Roger Dooley: Almost like golf in that respect. I guess when you think about it, where golf is also a sport that has a lot of variability in it. You’ve got a little round ball that you’re trying to hit with a fast-moving club very precisely. A huge mental game there, too. We’ve seen players who have pretty much fallen apart, apparently mentally. I mean, it manifests itself in their physical game, but it does seem to be more driven by their state of mind.
Mike Robbins: Well, for me, Roger, I mean, I learned a lot as an athlete that I’ve carried over into my life professionally, both in terms of how I operate, but also a lot of the things that I write about and speak about and teach because one of the things that I remember figuring out many years ago as I was thinking about the connection between the sports world and the business world, a lot of things are very different, but there are some similarities.

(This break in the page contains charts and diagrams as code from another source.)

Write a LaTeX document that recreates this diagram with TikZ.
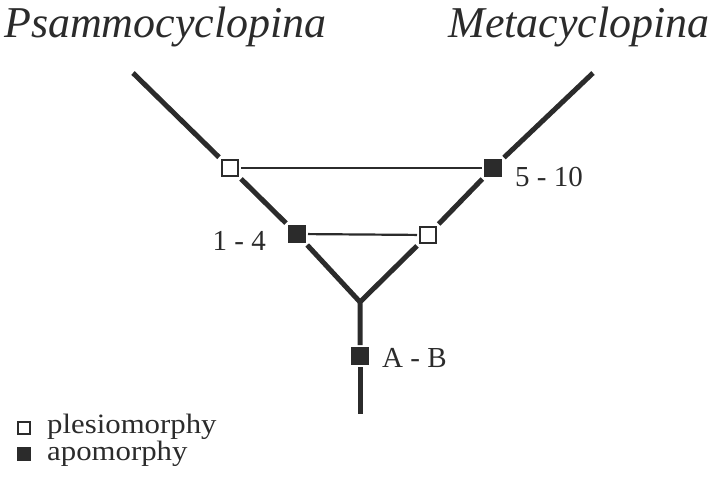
\documentclass[tikz,border=0pt]{standalone}
\usepackage{fontspec}
\setmainfont{Liberation Serif}
\newfontfamily\keyfont[FakeStretch=1.1]{Liberation Serif}
\usetikzlibrary{positioning}
\definecolor{ink}{gray}{0.17}

\begin{document}
\begin{tikzpicture}[x=1pt, y=-1pt,
		plesio/.style={draw=ink, fill=white, line width=1.8pt, minimum size=16pt, inner sep=0pt, outer sep=3pt},
		apo/.style={plesio, fill=ink},
		branch/.style={draw=ink, line width=5pt},
		link/.style={draw=ink, line width=2.2pt},
		lbl/.style={text=ink, font=\fontsize{29}{29}\selectfont, inner sep=0pt},
		keytext/.style={text=ink, font=\keyfont\fontsize{28}{28}\selectfont, inner sep=0pt},
		taxon/.style={text=ink, font=\fontsize{44}{44}\selectfont\itshape, inner sep=0pt},
		keybox/.style={draw=ink, fill=white, line width=1.2pt, minimum size=12pt, inner sep=0pt}]
		\useasboundingbox (0, 0) rectangle (713, 477);
		% taxa
		\node[taxon, anchor=base west] (psammo) at (4, 37) {Psammocyclopina};
		\node[taxon, anchor=base east] (meta) at (710, 37) {Metacyclopina};
		% character states on the branches
		\coordinate (topL) at (133, 73);
		\coordinate (topR) at (593, 73);
		\coordinate (root) at (360, 302);
		\coordinate (base) at (360, 414);
		\node[plesio] (plesL) at (230, 168) {};
		\node[apo] (apoR) at (493, 168) {};
		\node[apo] (apoL) at (297, 234) {};
		\node[plesio] (plesR) at (428, 235) {};
		\node[apo] (apoAB) at (360, 356) {};
		\draw[branch] (topL) -- (plesL);
		\draw[branch] (plesL) -- (apoL);
		\draw[branch] (apoL) -- (root);
		\draw[branch] (topR) -- (apoR);
		\draw[branch] (apoR) -- (plesR);
		\draw[branch, line join=miter] (plesR) -- (root) -- (apoAB);
		\draw[branch] (apoAB) -- (base);
		\draw[link] (plesL) -- (apoR);
		\draw[link] (apoL) -- (plesR);
		% labels
		\node[lbl, anchor=base west] (lab510) at (515, 186) {5 - 10};
		\node[lbl, anchor=base east] (lab14) at (266, 250) {1 - 4};
		\node[lbl, anchor=base west] (labAB) at (382, 367) {A - B};
		% key
		\node[keybox] (keyP) at (24, 428) {};
		\node[keybox, fill=ink] (keyA) at (24, 454) {};
		\node[keytext, anchor=base west] (txtP) at (47, 433) {plesiomorphy};
		\node[keytext, anchor=base west] (txtA) at (47, 460) {apomorphy};
	\end{tikzpicture}
\end{document}
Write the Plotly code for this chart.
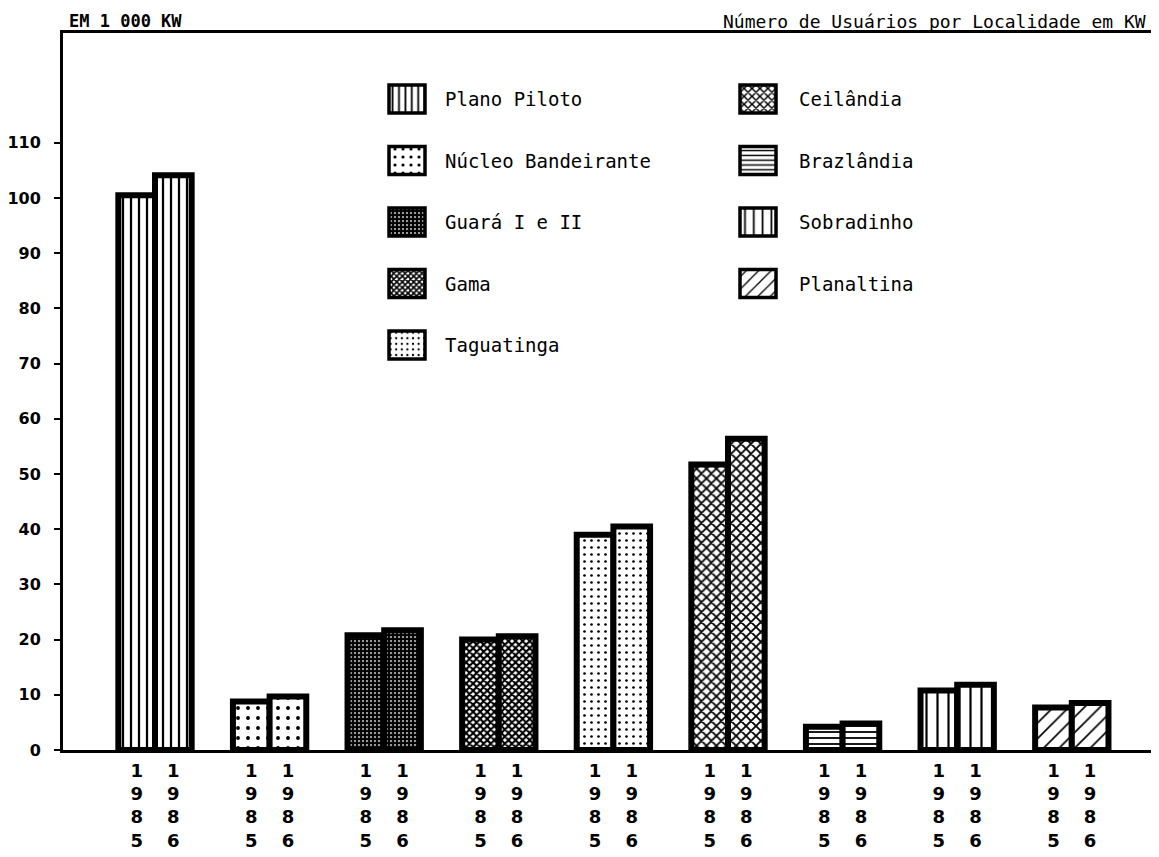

Mike Robbins: One of the things I realized was we live in a world where we focus a lot on mastery of task or mastery of skill or, right, if you’re really good at sports, you’re really good at the arts, you’re really good in business, you’re really smart and creative and you can build or create something that has some value, that’s what gets rewarded, right? I mean, that’s how we make money. That’s how we’re successful in business, right? What we don’t focus a lot on, I don’t think nearly enough, particularly in our Western American culture here, maybe in other parts of the world a little bit more, it’s we don’t really focus a lot on mastery of self, meaning how do we tap into the power of our mind? How do we tap into our emotions and use them in a positive way that what it takes to be successful?
Mike Robbins: Again, a sport like baseball is a perfect example. Every baseball game comes down to, unless it’s a blowout one way or the other, it’s literally two or three pitches in a baseball game that determine the whole game. If I’m a pitcher, if I win that spot, I throw a strike and get the guy out right in that moment, we’re going to win the game. If I lose that spot, like I walk him or he hits a double off the wall, that scores three runs, we lose that game. The moments of “Can I master myself enough that I can be focused and present in that moment so that I can be successful?”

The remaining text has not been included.